Artificial Intelligence, or AI, refers to the ability of computers to imitate human thought and problem solving to execute tasks.

Through AI, a computer system uses math and logic to simulate the reasoning that people use to take in information and make decisions. From self-driving cars to robots that manufacture goods, and digital personal assistants who can answer questions, artificial intelligence has infiltrated our lives.

HOW ARTIFICIAL INTELLIGENCE WORKS

Machine learning is an application of artificial intelligence. It is the process used by data scientists to train a computer to learn and improve without direct instruction while using mathematical models of data. Machine learning models are created by identifying patterns in data. These models are then refined by repetition, where a task is repeated multiple times and incrementally enhanced each time to improve the outcome. As the computer gains new insights and recognizes patterns, it can apply the new knowledge to improve decision making. Deep learning is a type of machine learning where the algorithms work like neural networks in the human brain, using multiple layers to enable learning. With deep learning, a computer can logically analyze and learn from large amounts of data.

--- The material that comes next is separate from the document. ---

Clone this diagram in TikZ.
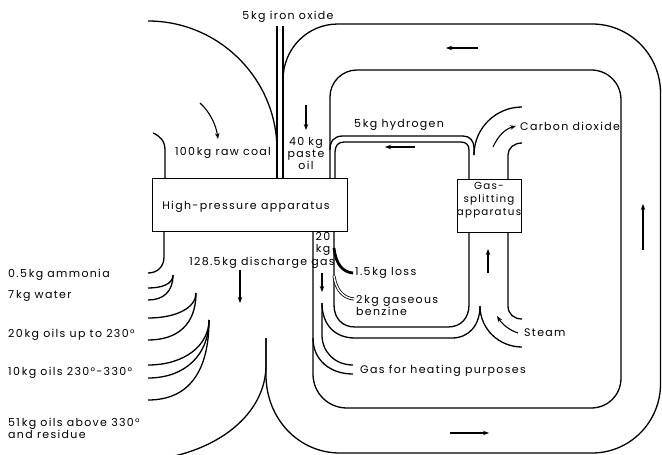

BENEFITS OF MOLECULAR ARTIFICIAL INTELLIGENCE

One of the beneficiaries from the evolution of artificial intelligence is the healthcare industry, including the field of oncology. AI technology is now involved in the detection, screening, and diagnosis of cancer which requires the analysis of very large, complex data sets. AI allows for quicker and more accurate diagnoses, assists in clinical decision-making, and provides the ability for diagnostic expertise in under-resourced areas.

In precision oncology, molecular artificial intelligence, or the use of machine learning to understand molecular data, has been able to assist in predicting a patient’s response to drug therapies and even help identify a tumor’s likely origin. Caris Life Sciences has one of the largest and most comprehensive databases of molecular data in the world. This means that once a patient’s tumor has been profiled, Caris is able to compare those findings with profiling data from other tumors with similar and different mutational patterns. This allows for the identification of subtypes of cancer with unique molecular signatures.

HOW CARIS USES ARTIFICIAL INTELLIGENCE

Caris FOLFIRSTai is an example of how artificial intelligence is changing cancer treatment. From data that has been collected on thousands of colorectal cancer patients, Caris has been able to develop a cutting-edge AI platform that is able to gauge a patient’s likelihood of benefit to a specific sequence of chemotherapy regimens. Oncologists who are provided this type of information about their patient’s cancer may be able to select more precise and individualized treatments with improved outcomes.